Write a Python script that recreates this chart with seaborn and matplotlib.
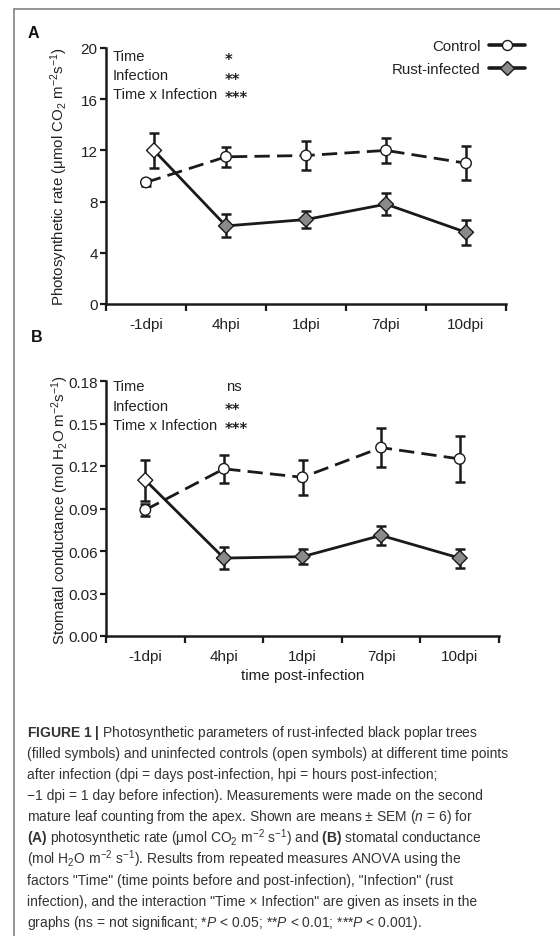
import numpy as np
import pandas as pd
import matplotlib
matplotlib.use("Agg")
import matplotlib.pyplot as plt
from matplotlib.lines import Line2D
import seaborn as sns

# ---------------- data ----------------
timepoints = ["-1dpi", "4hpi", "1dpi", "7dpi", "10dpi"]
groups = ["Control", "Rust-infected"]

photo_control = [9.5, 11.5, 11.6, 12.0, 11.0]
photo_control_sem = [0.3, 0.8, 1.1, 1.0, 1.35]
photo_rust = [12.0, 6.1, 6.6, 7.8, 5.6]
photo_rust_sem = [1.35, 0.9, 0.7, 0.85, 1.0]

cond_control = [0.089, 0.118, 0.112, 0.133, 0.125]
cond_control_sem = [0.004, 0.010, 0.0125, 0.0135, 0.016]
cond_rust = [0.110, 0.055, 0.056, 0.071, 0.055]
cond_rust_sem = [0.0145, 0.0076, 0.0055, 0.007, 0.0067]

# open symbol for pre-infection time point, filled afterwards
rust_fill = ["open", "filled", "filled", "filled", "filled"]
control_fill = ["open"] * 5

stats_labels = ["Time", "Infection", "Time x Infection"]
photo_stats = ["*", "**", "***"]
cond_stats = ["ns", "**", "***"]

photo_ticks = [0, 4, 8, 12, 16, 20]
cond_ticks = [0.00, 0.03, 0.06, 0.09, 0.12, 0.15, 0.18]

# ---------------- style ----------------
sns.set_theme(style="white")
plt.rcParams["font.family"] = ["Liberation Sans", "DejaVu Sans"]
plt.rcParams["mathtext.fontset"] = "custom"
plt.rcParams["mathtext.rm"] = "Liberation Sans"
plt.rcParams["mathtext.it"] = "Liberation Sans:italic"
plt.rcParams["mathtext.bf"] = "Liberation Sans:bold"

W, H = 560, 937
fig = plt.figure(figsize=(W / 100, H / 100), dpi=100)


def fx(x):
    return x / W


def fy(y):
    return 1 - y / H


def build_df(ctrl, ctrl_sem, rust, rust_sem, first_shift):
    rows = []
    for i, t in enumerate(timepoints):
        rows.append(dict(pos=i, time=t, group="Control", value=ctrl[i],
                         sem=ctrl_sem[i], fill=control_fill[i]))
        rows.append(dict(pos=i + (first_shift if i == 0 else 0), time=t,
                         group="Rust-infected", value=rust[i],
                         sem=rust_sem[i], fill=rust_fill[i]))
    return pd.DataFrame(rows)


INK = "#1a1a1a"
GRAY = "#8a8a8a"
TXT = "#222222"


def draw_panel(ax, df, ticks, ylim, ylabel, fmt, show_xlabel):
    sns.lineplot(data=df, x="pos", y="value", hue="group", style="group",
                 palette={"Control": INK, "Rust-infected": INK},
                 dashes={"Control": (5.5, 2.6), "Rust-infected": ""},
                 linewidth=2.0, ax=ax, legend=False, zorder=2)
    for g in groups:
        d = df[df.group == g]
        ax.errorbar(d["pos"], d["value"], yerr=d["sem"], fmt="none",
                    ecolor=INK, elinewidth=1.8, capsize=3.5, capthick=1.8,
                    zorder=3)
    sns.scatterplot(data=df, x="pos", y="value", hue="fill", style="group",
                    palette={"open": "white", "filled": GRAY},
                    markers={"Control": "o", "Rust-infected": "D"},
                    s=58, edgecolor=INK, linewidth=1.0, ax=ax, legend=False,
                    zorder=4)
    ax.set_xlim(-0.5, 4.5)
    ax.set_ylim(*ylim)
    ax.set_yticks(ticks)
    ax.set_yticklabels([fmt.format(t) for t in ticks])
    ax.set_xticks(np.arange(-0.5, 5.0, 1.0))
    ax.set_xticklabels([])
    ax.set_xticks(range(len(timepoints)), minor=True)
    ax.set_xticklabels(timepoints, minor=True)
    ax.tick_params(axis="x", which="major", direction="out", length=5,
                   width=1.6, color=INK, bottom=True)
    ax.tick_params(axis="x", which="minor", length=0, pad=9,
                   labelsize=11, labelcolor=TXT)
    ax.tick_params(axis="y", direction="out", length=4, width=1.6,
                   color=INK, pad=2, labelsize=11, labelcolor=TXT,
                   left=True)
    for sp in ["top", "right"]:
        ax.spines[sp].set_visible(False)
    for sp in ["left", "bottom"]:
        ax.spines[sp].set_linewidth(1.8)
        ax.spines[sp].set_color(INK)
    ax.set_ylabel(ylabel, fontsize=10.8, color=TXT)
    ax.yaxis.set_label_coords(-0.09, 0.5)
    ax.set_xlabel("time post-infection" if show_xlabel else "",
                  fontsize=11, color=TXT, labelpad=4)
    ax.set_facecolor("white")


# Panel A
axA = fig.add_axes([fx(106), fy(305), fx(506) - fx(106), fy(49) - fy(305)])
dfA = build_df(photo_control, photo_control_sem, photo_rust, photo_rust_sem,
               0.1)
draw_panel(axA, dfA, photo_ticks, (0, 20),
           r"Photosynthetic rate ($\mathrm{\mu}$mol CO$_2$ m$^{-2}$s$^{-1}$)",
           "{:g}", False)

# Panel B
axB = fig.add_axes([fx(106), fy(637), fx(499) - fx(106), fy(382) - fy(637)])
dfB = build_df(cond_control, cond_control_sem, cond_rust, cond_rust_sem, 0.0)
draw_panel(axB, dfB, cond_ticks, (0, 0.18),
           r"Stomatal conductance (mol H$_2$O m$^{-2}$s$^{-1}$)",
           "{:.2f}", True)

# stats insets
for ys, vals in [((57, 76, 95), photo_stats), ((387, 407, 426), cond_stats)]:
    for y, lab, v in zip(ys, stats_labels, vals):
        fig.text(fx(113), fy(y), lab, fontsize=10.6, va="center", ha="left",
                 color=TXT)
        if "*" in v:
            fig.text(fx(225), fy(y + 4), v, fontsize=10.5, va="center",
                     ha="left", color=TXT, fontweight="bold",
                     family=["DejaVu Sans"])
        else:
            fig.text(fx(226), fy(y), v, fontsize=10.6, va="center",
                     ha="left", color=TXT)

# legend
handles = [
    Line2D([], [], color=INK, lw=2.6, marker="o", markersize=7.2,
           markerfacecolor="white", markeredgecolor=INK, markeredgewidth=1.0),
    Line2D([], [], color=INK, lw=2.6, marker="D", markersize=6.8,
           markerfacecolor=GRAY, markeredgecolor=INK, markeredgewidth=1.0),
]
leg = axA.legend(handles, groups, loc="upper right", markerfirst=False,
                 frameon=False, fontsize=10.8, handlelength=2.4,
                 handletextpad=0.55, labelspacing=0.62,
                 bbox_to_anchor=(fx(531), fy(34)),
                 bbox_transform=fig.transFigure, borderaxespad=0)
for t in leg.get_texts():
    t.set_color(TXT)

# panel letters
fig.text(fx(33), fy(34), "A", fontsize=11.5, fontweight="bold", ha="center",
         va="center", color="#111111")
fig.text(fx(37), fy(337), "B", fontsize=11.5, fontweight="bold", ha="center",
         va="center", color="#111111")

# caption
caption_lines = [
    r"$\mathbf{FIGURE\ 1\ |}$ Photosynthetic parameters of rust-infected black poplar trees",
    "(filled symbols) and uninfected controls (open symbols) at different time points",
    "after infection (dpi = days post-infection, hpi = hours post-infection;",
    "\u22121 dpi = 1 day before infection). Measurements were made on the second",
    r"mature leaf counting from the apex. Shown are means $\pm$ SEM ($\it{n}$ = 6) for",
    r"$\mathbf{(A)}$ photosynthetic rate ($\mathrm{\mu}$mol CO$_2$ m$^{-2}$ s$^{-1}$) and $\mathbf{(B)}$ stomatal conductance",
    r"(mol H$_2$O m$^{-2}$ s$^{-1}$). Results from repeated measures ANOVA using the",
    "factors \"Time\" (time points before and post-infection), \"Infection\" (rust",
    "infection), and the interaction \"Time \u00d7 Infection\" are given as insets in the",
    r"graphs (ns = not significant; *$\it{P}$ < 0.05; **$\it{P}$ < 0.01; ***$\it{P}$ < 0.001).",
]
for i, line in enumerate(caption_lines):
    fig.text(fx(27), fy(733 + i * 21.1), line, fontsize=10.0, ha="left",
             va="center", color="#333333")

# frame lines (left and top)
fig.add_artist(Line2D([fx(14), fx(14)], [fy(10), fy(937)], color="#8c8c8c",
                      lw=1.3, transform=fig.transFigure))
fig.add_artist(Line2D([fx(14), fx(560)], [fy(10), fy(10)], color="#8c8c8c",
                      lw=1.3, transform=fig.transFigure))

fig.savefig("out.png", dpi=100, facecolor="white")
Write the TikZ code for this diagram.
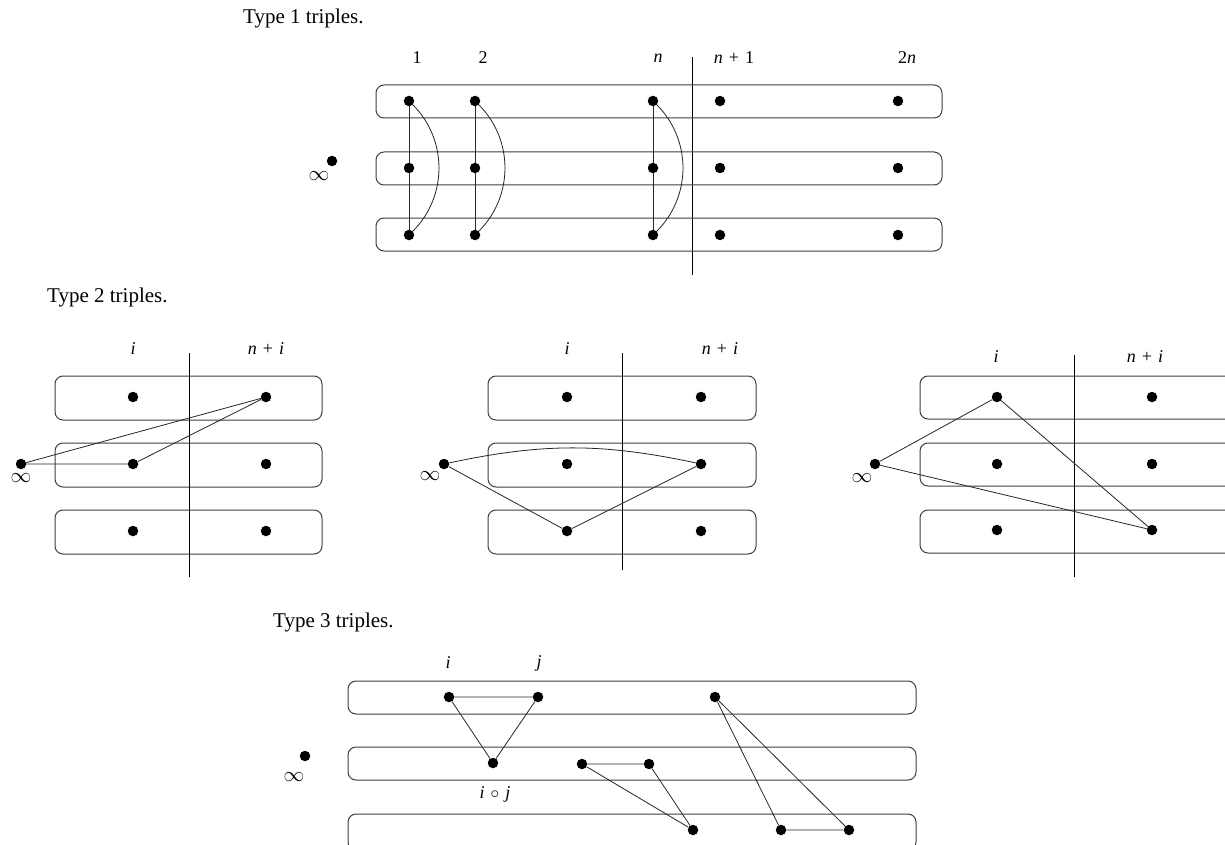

+ + + + + + +

-- CHALLENGE --
How many lines in these entries hold the string "this"? Answer with the number alone.

-- TASK RESULT --
2